### AIM
Repeat the material verbatim. Images are excluded from the copy.

### MATERIAL
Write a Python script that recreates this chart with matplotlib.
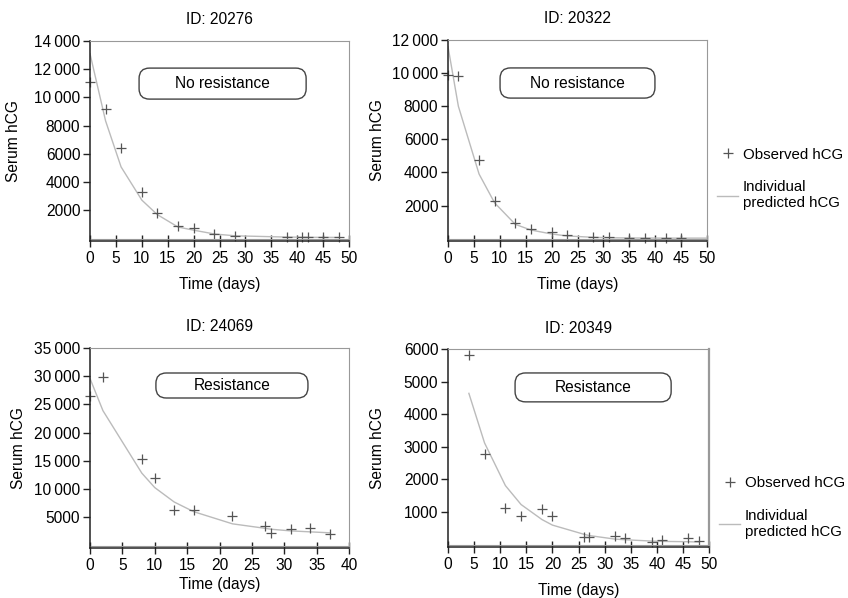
import matplotlib.pyplot as plt
from matplotlib.patches import FancyBboxPatch
from matplotlib.ticker import FuncFormatter

plt.rcParams['font.family'] = ['Liberation Sans', 'DejaVu Sans']
plt.rcParams['font.size'] = 11.2

# --- data ---
ids = ["20276", "20322", "24069", "20349"]
labels = ["No resistance", "No resistance", "Resistance", "Resistance"]

t1 = [0, 3, 6, 10, 13, 17, 20, 24, 28, 38, 41, 42, 45, 48]
obs1 = [11100, 9200, 6450, 3330, 1800, 880, 750, 350, 200, 150, 100, 150, 100, 100]
tp1 = [0, 3, 6, 10, 13, 17, 20, 24, 28, 38, 41, 42, 45, 48]
pred1 = [13100, 8350, 5080, 2730, 1700, 820, 600, 330, 200, 110, 100, 95, 90, 85]

t2 = [0, 2, 6, 9, 13, 16, 20, 23, 28, 31, 35, 38, 42, 45]
obs2 = [9900, 9850, 4720, 2250, 950, 600, 380, 200, 80, 100, 50, 60, 40, 40]
tp2 = [0, 2, 6, 9, 13, 16, 20, 23, 28, 31, 35, 38, 42, 45, 50]
pred2 = [11600, 8000, 3900, 2160, 860, 520, 280, 160, 80, 55, 40, 35, 30, 30, 30]

t3 = [0, 2, 8, 10, 13, 16, 22, 27, 28, 31, 34, 37]
obs3 = [26500, 29800, 15300, 12000, 6300, 6300, 5170, 3470, 2220, 3010, 3180, 2050]
tp3 = [0, 2, 8, 10, 13, 16, 22, 27, 28, 31, 34, 37]
pred3 = [29600, 23900, 12840, 10280, 7730, 6020, 3860, 3070, 2900, 2610, 2440, 2270]

t4 = [4, 7, 11, 14, 18, 20, 26, 27, 32, 34, 39, 41, 46, 48]
obs4 = [5830, 2770, 1130, 890, 1090, 890, 240, 220, 260, 190, 90, 130, 190, 120]
tp4 = [4, 7, 11, 14, 18, 20, 26, 27, 32, 34, 39, 41, 46, 48]
pred4 = [4640, 3120, 1810, 1230, 770, 600, 320, 280, 170, 150, 110, 100, 90, 80]

obs_t = [t1, t2, t3, t4]
obs_v = [obs1, obs2, obs3, obs4]
pred_t = [tp1, tp2, tp3, tp4]
pred_v = [pred1, pred2, pred3, pred4]

xmax = [50, 50, 40, 50]
ymax = [14000, 12000, 35000, 6000]
ystep = [2000, 2000, 5000, 1000]

# --- layout (pixel boxes -> figure fractions) ---
W, H = 848, 598
boxes = [(90, 349, 41, 241), (448, 707, 40, 241), (90, 349, 348, 548), (448, 709, 349, 547)]
ylab_x = [-0.266, -0.243, -0.247, -0.243]
xlab_y = [-0.18, -0.18, -0.145, -0.18]
tbox = [(0.512, 0.787, 0.645, 0.155), (0.50, 0.786, 0.598, 0.15),
        (0.548, 0.8125, 0.587, 0.125), (0.556, 0.806, 0.598, 0.146)]
leg_y = [None, 0.465, None, 0.358]


def fmt(v, pos):
    v = int(round(v))
    if v >= 10000:
        s = str(v)
        return s[:-3] + "\u2009" + s[-3:]
    return str(v)


fig = plt.figure(figsize=(W / 100, H / 100), dpi=100)

for i in range(4):
    l, r, t, b = boxes[i]
    ax = fig.add_axes([l / W, 1 - b / H, (r - l) / W, (b - t) / H])

    ax.plot(pred_t[i], pred_v[i], color='#bbbbbb', lw=1.0, label='Individual\npredicted hCG')
    ax.plot(obs_t[i], obs_v[i], ls='none', marker='+', ms=7, mew=0.9, color='#555555',
            label='Observed hCG', clip_on=False)

    ax.set_xlim(0, xmax[i])
    ax.set_ylim(-ymax[i] * 0.012, ymax[i])
    ax.axhline(0, color='#999999', lw=0.8)

    ax.set_xticks(range(0, xmax[i] + 1, 5))
    ax.set_yticks(range(ystep[i], ymax[i] + 1, ystep[i]))
    ax.yaxis.set_major_formatter(FuncFormatter(fmt))
    ax.tick_params(axis='x', direction='inout', length=8, width=1, color='#222222', pad=3)
    ax.tick_params(axis='y', direction='out', length=5, width=1, color='#222222', pad=2)

    for s in ['top', 'right']:
        ax.spines[s].set_color('#999999')
        ax.spines[s].set_linewidth(0.8)
    ax.spines['right'].set_linewidth(1.6 if i == 3 else 0.8)
    for s in ['left', 'bottom']:
        ax.spines[s].set_color('#222222')
        ax.spines[s].set_linewidth(1.1)

    ax.text(0.5, 1.105, "ID: " + ids[i], transform=ax.transAxes, ha='center', va='center')
    ax.set_xlabel("Time (days)")
    ax.xaxis.set_label_coords(0.5, xlab_y[i])
    ax.set_ylabel("Serum hCG")
    ax.yaxis.set_label_coords(ylab_x[i], 0.5)

    cx, cy, bw, bh = tbox[i]
    patch = FancyBboxPatch((cx - bw / 2, cy - bh / 2), bw, bh, transform=ax.transAxes,
                           boxstyle="round,pad=0,rounding_size=0.04", mutation_aspect=1.3,
                           fc='white', ec='#444444', lw=1.0)
    ax.add_patch(patch)
    ax.text(cx, cy, labels[i], transform=ax.transAxes, ha='center', va='center')

    if leg_y[i] is not None:
        h, lb = ax.get_legend_handles_labels()
        ax.legend([h[1], h[0]], [lb[1], lb[0]], loc='upper left',
                  bbox_to_anchor=(1.04, leg_y[i]), fontsize=10.8,
                  frameon=False, handlelength=1.4, handletextpad=0.3,
                  labelspacing=1.25, borderpad=0, borderaxespad=0)

fig.savefig("out.png", dpi=100)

### IN RESPONSE
Write a Python script that recreates this chart with matplotlib.
import matplotlib.pyplot as plt
from matplotlib.patches import FancyBboxPatch
from matplotlib.ticker import FuncFormatter

plt.rcParams['font.family'] = ['Liberation Sans', 'DejaVu Sans']
plt.rcParams['font.size'] = 11.2

# --- data ---
ids = ["20276", "20322", "24069", "20349"]
labels = ["No resistance", "No resistance", "Resistance", "Resistance"]

t1 = [0, 3, 6, 10, 13, 17, 20, 24, 28, 38, 41, 42, 45, 48]
obs1 = [11100, 9200, 6450, 3330, 1800, 880, 750, 350, 200, 150, 100, 150, 100, 100]
tp1 = [0, 3, 6, 10, 13, 17, 20, 24, 28, 38, 41, 42, 45, 48]
pred1 = [13100, 8350, 5080, 2730, 1700, 820, 600, 330, 200, 110, 100, 95, 90, 85]

t2 = [0, 2, 6, 9, 13, 16, 20, 23, 28, 31, 35, 38, 42, 45]
obs2 = [9900, 9850, 4720, 2250, 950, 600, 380, 200, 80, 100, 50, 60, 40, 40]
tp2 = [0, 2, 6, 9, 13, 16, 20, 23, 28, 31, 35, 38, 42, 45, 50]
pred2 = [11600, 8000, 3900, 2160, 860, 520, 280, 160, 80, 55, 40, 35, 30, 30, 30]

t3 = [0, 2, 8, 10, 13, 16, 22, 27, 28, 31, 34, 37]
obs3 = [26500, 29800, 15300, 12000, 6300, 6300, 5170, 3470, 2220, 3010, 3180, 2050]
tp3 = [0, 2, 8, 10, 13, 16, 22, 27, 28, 31, 34, 37]
pred3 = [29600, 23900, 12840, 10280, 7730, 6020, 3860, 3070, 2900, 2610, 2440, 2270]

t4 = [4, 7, 11, 14, 18, 20, 26, 27, 32, 34, 39, 41, 46, 48]
obs4 = [5830, 2770, 1130, 890, 1090, 890, 240, 220, 260, 190, 90, 130, 190, 120]
tp4 = [4, 7, 11, 14, 18, 20, 26, 27, 32, 34, 39, 41, 46, 48]
pred4 = [4640, 3120, 1810, 1230, 770, 600, 320, 280, 170, 150, 110, 100, 90, 80]

obs_t = [t1, t2, t3, t4]
obs_v = [obs1, obs2, obs3, obs4]
pred_t = [tp1, tp2, tp3, tp4]
pred_v = [pred1, pred2, pred3, pred4]

xmax = [50, 50, 40, 50]
ymax = [14000, 12000, 35000, 6000]
ystep = [2000, 2000, 5000, 1000]

# --- layout (pixel boxes -> figure fractions) ---
W, H = 848, 598
boxes = [(90, 349, 41, 241), (448, 707, 40, 241), (90, 349, 348, 548), (448, 709, 349, 547)]
ylab_x = [-0.266, -0.243, -0.247, -0.243]
xlab_y = [-0.18, -0.18, -0.145, -0.18]
tbox = [(0.512, 0.787, 0.645, 0.155), (0.50, 0.786, 0.598, 0.15),
        (0.548, 0.8125, 0.587, 0.125), (0.556, 0.806, 0.598, 0.146)]
leg_y = [None, 0.465, None, 0.358]


def fmt(v, pos):
    v = int(round(v))
    if v >= 10000:
        s = str(v)
        return s[:-3] + "\u2009" + s[-3:]
    return str(v)


fig = plt.figure(figsize=(W / 100, H / 100), dpi=100)

for i in range(4):
    l, r, t, b = boxes[i]
    ax = fig.add_axes([l / W, 1 - b / H, (r - l) / W, (b - t) / H])

    ax.plot(pred_t[i], pred_v[i], color='#bbbbbb', lw=1.0, label='Individual\npredicted hCG')
    ax.plot(obs_t[i], obs_v[i], ls='none', marker='+', ms=7, mew=0.9, color='#555555',
            label='Observed hCG', clip_on=False)

    ax.set_xlim(0, xmax[i])
    ax.set_ylim(-ymax[i] * 0.012, ymax[i])
    ax.axhline(0, color='#999999', lw=0.8)

    ax.set_xticks(range(0, xmax[i] + 1, 5))
    ax.set_yticks(range(ystep[i], ymax[i] + 1, ystep[i]))
    ax.yaxis.set_major_formatter(FuncFormatter(fmt))
    ax.tick_params(axis='x', direction='inout', length=8, width=1, color='#222222', pad=3)
    ax.tick_params(axis='y', direction='out', length=5, width=1, color='#222222', pad=2)

    for s in ['top', 'right']:
        ax.spines[s].set_color('#999999')
        ax.spines[s].set_linewidth(0.8)
    ax.spines['right'].set_linewidth(1.6 if i == 3 else 0.8)
    for s in ['left', 'bottom']:
        ax.spines[s].set_color('#222222')
        ax.spines[s].set_linewidth(1.1)

    ax.text(0.5, 1.105, "ID: " + ids[i], transform=ax.transAxes, ha='center', va='center')
    ax.set_xlabel("Time (days)")
    ax.xaxis.set_label_coords(0.5, xlab_y[i])
    ax.set_ylabel("Serum hCG")
    ax.yaxis.set_label_coords(ylab_x[i], 0.5)

    cx, cy, bw, bh = tbox[i]
    patch = FancyBboxPatch((cx - bw / 2, cy - bh / 2), bw, bh, transform=ax.transAxes,
                           boxstyle="round,pad=0,rounding_size=0.04", mutation_aspect=1.3,
                           fc='white', ec='#444444', lw=1.0)
    ax.add_patch(patch)
    ax.text(cx, cy, labels[i], transform=ax.transAxes, ha='center', va='center')

    if leg_y[i] is not None:
        h, lb = ax.get_legend_handles_labels()
        ax.legend([h[1], h[0]], [lb[1], lb[0]], loc='upper left',
                  bbox_to_anchor=(1.04, leg_y[i]), fontsize=10.8,
                  frameon=False, handlelength=1.4, handletextpad=0.3,
                  labelspacing=1.25, borderpad=0, borderaxespad=0)

fig.savefig("out.png", dpi=100)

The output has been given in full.